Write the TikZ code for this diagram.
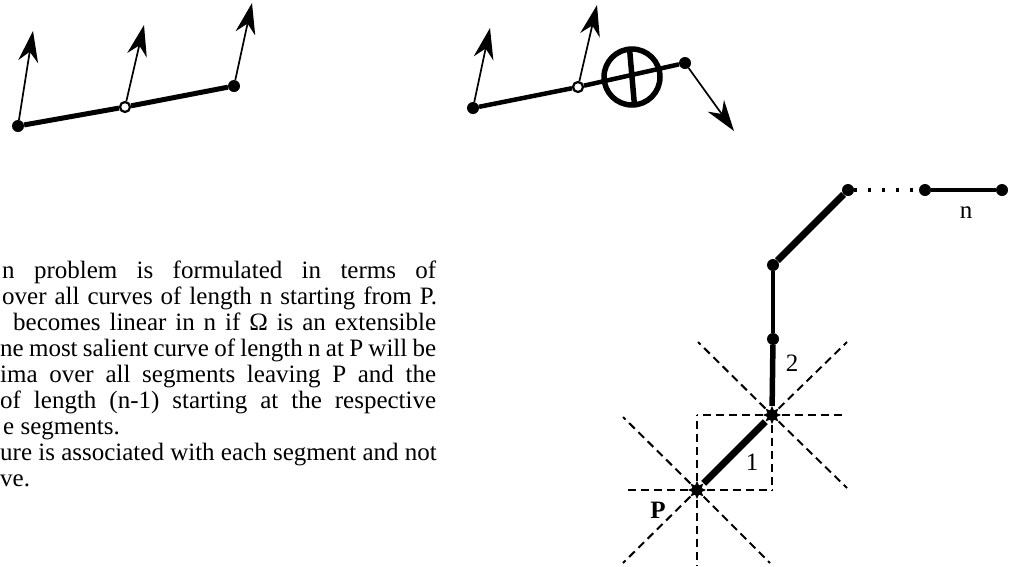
\documentclass[tikz,border=0pt]{standalone}
\usepackage{fontspec}
\setmainfont{Liberation Serif}
\usetikzlibrary{arrows.meta,shapes.geometric}
\begin{document}
\begin{tikzpicture}[x=1pt,y=-1pt,
  dot/.style={circle,fill=black,inner sep=0pt,minimum size=12pt},
  opendot/.style={circle,draw=black,fill=white,line width=2.2pt,inner sep=0pt,minimum size=10pt},
  knot/.style={star,star points=8,star point ratio=1.8,fill=black,inner sep=0pt,minimum size=18pt},
  ring/.style={circle,draw=black,line width=5.5pt,inner sep=0pt,outer sep=0pt,minimum size=56pt},
  arr/.style={line width=1.7pt,-{Stealth[length=31pt,width=20pt,inset=10pt]}},
  ray/.style={line width=2pt,dash pattern=on 8pt off 5pt},
  txt/.style={font=\fontsize{25}{26}\selectfont,inner sep=0pt,anchor=base west},
  lbl/.style={font=\fontsize{25}{26}\selectfont,inner sep=0pt}]
\useasboundingbox (0,0) rectangle (1015,566);
\node[dot] (a1) at (18,126) {};
\node[opendot] (a2) at (125,107) {};
\node[dot] (a3) at (234,86) {};
\coordinate (ta1) at (33,31);
\coordinate (ta2) at (144,25);
\coordinate (ta3) at (252,3);
\draw[line width=5pt] (a1) -- (a2) -- (a3);
\draw[arr] (a1) -- (ta1);
\draw[arr] (a2) -- (ta2);
\draw[arr] (a3) -- (ta3);
\node[dot] (b1) at (473,108) {};
\node[opendot] (b2) at (578,87) {};
\node[ring] (bc) at (632,77) {};
\node[dot] (b3) at (685,63) {};
\coordinate (tb1) at (490,28);
\coordinate (tb2) at (597,5);
\coordinate (tb3) at (734,131);
\draw[line width=4.5pt] (b1) -- (b2) -- (b3);
\draw[line width=5.5pt] (bc.95) -- (bc.275);
\draw[arr] (b1) -- (tb1);
\draw[arr] (b2) -- (tb2);
\draw[arr] (b3) -- (tb3);
\node[txt] (l1) at (2,278) {\makebox[434pt][s]{n problem is formulated in terms of}};
\node[txt] (l2) at (2,304) {\makebox[435pt][s]{over all curves of length n starting from P.}};
\node[txt] (l3) at (13,330) {\makebox[423pt][s]{becomes linear in n if Ω is an extensible}};
\node[txt] (l4) at (0,356) {\makebox[436pt][s]{ne most salient curve of length n at P will be}};
\node[txt] (l5) at (0,382) {\makebox[436pt][s]{ima over all segments leaving P and the}};
\node[txt] (l6) at (0,408) {\makebox[436pt][s]{of length (n-1) starting at the respective}};
\node[txt] (l7) at (3,434) {e segments.};
\node[txt] (l8) at (0,460) {ure is associated with each segment and not};
\node[txt] (l9) at (0,486) {ve.};
\node[knot] (p) at (697,490) {};
\node[knot] (q) at (772,415) {};
\node[dot] (r) at (773,339) {};
\node[dot] (s) at (773,265) {};
\node[dot] (t) at (848,190) {};
\node[dot] (u) at (925,190) {};
\node[dot] (v) at (1002,190) {};
\foreach \dx/\dy in {75/0,-74/0,0/-75,0/76,-74/-73,73/73,-74/73}
  \draw[ray] (p) -- ++(\dx,\dy);
\foreach \dx/\dy in {74/0,-75/0,0/75,75/-73,-74/-73,75/73}
  \draw[ray] (q) -- ++(\dx,\dy);
\draw[line width=7pt] (p) -- (q);
\draw[line width=5.5pt] (q) -- (r);
\draw[line width=4pt] (r) -- (s);
\draw[line width=7pt] (s) -- (t);
\draw[line width=3.5pt,dash pattern=on 3pt off 11pt] (t) -- (u);
\draw[line width=4.5pt] (u) -- (v);
\node[lbl] (n1) at (752,462) {1};
\node[lbl] (n2) at (792,363) {2};
\node[lbl] (nn) at (966,213) {n};
\node[lbl] (np) at (658,510) {\textbf{P}};
\end{tikzpicture}
\end{document}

========================

## [WHAT YOU HAVE TO DO]
Leave out the pictures and restate everything else word for word.

## [RESULT OF THIS TASK]
Write the TikZ code for this diagram.
\documentclass[tikz,border=0pt]{standalone}
\usepackage{fontspec}
\setmainfont{Liberation Serif}
\usetikzlibrary{arrows.meta,shapes.geometric}
\begin{document}
\begin{tikzpicture}[x=1pt,y=-1pt,
  dot/.style={circle,fill=black,inner sep=0pt,minimum size=12pt},
  opendot/.style={circle,draw=black,fill=white,line width=2.2pt,inner sep=0pt,minimum size=10pt},
  knot/.style={star,star points=8,star point ratio=1.8,fill=black,inner sep=0pt,minimum size=18pt},
  ring/.style={circle,draw=black,line width=5.5pt,inner sep=0pt,outer sep=0pt,minimum size=56pt},
  arr/.style={line width=1.7pt,-{Stealth[length=31pt,width=20pt,inset=10pt]}},
  ray/.style={line width=2pt,dash pattern=on 8pt off 5pt},
  txt/.style={font=\fontsize{25}{26}\selectfont,inner sep=0pt,anchor=base west},
  lbl/.style={font=\fontsize{25}{26}\selectfont,inner sep=0pt}]
\useasboundingbox (0,0) rectangle (1015,566);
\node[dot] (a1) at (18,126) {};
\node[opendot] (a2) at (125,107) {};
\node[dot] (a3) at (234,86) {};
\coordinate (ta1) at (33,31);
\coordinate (ta2) at (144,25);
\coordinate (ta3) at (252,3);
\draw[line width=5pt] (a1) -- (a2) -- (a3);
\draw[arr] (a1) -- (ta1);
\draw[arr] (a2) -- (ta2);
\draw[arr] (a3) -- (ta3);
\node[dot] (b1) at (473,108) {};
\node[opendot] (b2) at (578,87) {};
\node[ring] (bc) at (632,77) {};
\node[dot] (b3) at (685,63) {};
\coordinate (tb1) at (490,28);
\coordinate (tb2) at (597,5);
\coordinate (tb3) at (734,131);
\draw[line width=4.5pt] (b1) -- (b2) -- (b3);
\draw[line width=5.5pt] (bc.95) -- (bc.275);
\draw[arr] (b1) -- (tb1);
\draw[arr] (b2) -- (tb2);
\draw[arr] (b3) -- (tb3);
\node[txt] (l1) at (2,278) {\makebox[434pt][s]{n problem is formulated in terms of}};
\node[txt] (l2) at (2,304) {\makebox[435pt][s]{over all curves of length n starting from P.}};
\node[txt] (l3) at (13,330) {\makebox[423pt][s]{becomes linear in n if Ω is an extensible}};
\node[txt] (l4) at (0,356) {\makebox[436pt][s]{ne most salient curve of length n at P will be}};
\node[txt] (l5) at (0,382) {\makebox[436pt][s]{ima over all segments leaving P and the}};
\node[txt] (l6) at (0,408) {\makebox[436pt][s]{of length (n-1) starting at the respective}};
\node[txt] (l7) at (3,434) {e segments.};
\node[txt] (l8) at (0,460) {ure is associated with each segment and not};
\node[txt] (l9) at (0,486) {ve.};
\node[knot] (p) at (697,490) {};
\node[knot] (q) at (772,415) {};
\node[dot] (r) at (773,339) {};
\node[dot] (s) at (773,265) {};
\node[dot] (t) at (848,190) {};
\node[dot] (u) at (925,190) {};
\node[dot] (v) at (1002,190) {};
\foreach \dx/\dy in {75/0,-74/0,0/-75,0/76,-74/-73,73/73,-74/73}
  \draw[ray] (p) -- ++(\dx,\dy);
\foreach \dx/\dy in {74/0,-75/0,0/75,75/-73,-74/-73,75/73}
  \draw[ray] (q) -- ++(\dx,\dy);
\draw[line width=7pt] (p) -- (q);
\draw[line width=5.5pt] (q) -- (r);
\draw[line width=4pt] (r) -- (s);
\draw[line width=7pt] (s) -- (t);
\draw[line width=3.5pt,dash pattern=on 3pt off 11pt] (t) -- (u);
\draw[line width=4.5pt] (u) -- (v);
\node[lbl] (n1) at (752,462) {1};
\node[lbl] (n2) at (792,363) {2};
\node[lbl] (nn) at (966,213) {n};
\node[lbl] (np) at (658,510) {\textbf{P}};
\end{tikzpicture}
\end{document}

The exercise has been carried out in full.